### GIVEN INFORMATION ###

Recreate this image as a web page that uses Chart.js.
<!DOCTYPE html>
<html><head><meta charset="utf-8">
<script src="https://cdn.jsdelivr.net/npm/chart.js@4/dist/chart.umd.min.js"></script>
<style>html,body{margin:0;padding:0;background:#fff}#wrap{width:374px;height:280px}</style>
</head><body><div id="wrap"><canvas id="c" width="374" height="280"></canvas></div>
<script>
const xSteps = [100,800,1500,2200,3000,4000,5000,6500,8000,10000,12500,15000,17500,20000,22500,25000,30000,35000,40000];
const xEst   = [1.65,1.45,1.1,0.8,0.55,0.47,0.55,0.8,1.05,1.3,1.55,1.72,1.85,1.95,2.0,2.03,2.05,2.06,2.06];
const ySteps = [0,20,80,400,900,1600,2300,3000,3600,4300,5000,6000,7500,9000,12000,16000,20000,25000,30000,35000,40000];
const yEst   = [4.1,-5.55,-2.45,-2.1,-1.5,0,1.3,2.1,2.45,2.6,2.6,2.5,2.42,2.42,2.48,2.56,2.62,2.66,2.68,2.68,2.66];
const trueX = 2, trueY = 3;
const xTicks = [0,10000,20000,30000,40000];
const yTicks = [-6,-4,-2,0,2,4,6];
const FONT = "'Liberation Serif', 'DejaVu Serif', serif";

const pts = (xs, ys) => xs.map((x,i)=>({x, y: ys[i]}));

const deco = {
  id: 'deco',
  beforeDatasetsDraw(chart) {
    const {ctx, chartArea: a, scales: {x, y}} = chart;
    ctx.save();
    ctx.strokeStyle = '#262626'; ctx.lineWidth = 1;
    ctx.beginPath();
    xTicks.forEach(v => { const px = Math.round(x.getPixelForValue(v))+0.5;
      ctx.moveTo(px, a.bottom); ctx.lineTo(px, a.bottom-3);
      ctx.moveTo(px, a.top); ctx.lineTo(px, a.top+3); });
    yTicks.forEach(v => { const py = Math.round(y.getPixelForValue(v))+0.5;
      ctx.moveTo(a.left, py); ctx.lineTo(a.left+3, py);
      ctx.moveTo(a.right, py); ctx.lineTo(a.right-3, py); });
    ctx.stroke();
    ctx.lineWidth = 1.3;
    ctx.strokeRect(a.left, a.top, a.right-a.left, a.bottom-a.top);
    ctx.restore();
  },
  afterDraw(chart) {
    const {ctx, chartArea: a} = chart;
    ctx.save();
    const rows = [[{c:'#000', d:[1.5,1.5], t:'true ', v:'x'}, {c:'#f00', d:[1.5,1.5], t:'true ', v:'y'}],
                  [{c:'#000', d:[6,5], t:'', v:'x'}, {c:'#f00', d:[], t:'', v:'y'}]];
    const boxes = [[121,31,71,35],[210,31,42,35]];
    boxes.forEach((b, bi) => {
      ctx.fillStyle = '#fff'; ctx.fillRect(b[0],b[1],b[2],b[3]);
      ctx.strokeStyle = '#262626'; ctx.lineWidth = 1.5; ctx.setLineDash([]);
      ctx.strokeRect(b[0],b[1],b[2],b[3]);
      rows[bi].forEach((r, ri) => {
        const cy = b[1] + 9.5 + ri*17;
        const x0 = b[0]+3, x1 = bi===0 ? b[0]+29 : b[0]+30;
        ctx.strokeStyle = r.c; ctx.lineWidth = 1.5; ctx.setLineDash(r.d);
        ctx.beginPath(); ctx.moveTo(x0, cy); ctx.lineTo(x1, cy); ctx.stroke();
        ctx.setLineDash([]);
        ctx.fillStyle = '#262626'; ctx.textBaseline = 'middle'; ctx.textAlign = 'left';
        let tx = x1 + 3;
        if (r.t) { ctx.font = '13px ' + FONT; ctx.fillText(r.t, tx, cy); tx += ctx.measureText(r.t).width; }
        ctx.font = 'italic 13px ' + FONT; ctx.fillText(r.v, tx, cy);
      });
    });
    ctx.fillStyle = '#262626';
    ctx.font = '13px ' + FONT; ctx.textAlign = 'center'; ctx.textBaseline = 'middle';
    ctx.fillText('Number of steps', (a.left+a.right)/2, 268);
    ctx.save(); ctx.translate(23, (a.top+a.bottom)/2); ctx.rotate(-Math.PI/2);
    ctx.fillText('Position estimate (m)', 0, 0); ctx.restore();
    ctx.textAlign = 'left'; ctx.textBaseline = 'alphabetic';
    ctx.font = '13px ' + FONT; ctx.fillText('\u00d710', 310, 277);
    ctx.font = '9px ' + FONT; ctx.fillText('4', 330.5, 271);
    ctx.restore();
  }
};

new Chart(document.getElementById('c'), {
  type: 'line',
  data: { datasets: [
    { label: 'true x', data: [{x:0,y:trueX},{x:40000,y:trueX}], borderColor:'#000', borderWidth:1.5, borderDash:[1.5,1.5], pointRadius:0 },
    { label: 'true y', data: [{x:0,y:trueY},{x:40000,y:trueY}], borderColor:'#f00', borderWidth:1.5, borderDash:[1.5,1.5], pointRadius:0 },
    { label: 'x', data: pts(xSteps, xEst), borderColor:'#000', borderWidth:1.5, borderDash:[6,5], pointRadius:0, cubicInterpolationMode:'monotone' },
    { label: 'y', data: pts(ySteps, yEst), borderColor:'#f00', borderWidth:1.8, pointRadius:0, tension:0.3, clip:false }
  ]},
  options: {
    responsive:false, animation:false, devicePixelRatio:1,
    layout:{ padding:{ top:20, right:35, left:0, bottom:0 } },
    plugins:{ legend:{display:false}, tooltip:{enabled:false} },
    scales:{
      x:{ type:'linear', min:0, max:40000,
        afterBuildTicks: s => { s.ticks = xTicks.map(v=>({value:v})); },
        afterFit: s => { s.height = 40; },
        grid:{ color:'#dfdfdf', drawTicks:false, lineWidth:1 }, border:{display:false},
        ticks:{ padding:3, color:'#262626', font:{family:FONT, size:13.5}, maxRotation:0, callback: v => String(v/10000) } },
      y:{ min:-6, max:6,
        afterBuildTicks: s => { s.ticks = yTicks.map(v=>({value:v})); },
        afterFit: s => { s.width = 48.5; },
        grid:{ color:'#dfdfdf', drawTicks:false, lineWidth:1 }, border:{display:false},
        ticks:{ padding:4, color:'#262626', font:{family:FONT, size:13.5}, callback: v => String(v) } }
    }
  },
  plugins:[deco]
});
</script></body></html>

###

WHAT TO PRODUCE ▸ Using the data above, restate word for word the lines from its opening line through the line that contains "const pts = (xs, ys)", and no more.

RESULT OF THIS TASK ▸
Recreate this image as a web page that uses Chart.js.
<!DOCTYPE html>
<html><head><meta charset="utf-8">
<script src="https://cdn.jsdelivr.net/npm/chart.js@4/dist/chart.umd.min.js"></script>
<style>html,body{margin:0;padding:0;background:#fff}#wrap{width:374px;height:280px}</style>
</head><body><div id="wrap"><canvas id="c" width="374" height="280"></canvas></div>
<script>
const xSteps = [100,800,1500,2200,3000,4000,5000,6500,8000,10000,12500,15000,17500,20000,22500,25000,30000,35000,40000];
const xEst   = [1.65,1.45,1.1,0.8,0.55,0.47,0.55,0.8,1.05,1.3,1.55,1.72,1.85,1.95,2.0,2.03,2.05,2.06,2.06];
const ySteps = [0,20,80,400,900,1600,2300,3000,3600,4300,5000,6000,7500,9000,12000,16000,20000,25000,30000,35000,40000];
const yEst   = [4.1,-5.55,-2.45,-2.1,-1.5,0,1.3,2.1,2.45,2.6,2.6,2.5,2.42,2.42,2.48,2.56,2.62,2.66,2.68,2.68,2.66];
const trueX = 2, trueY = 3;
const xTicks = [0,10000,20000,30000,40000];
const yTicks = [-6,-4,-2,0,2,4,6];
const FONT = "'Liberation Serif', 'DejaVu Serif', serif";

const pts = (xs, ys) => xs.map((x,i)=>({x, y: ys[i]}));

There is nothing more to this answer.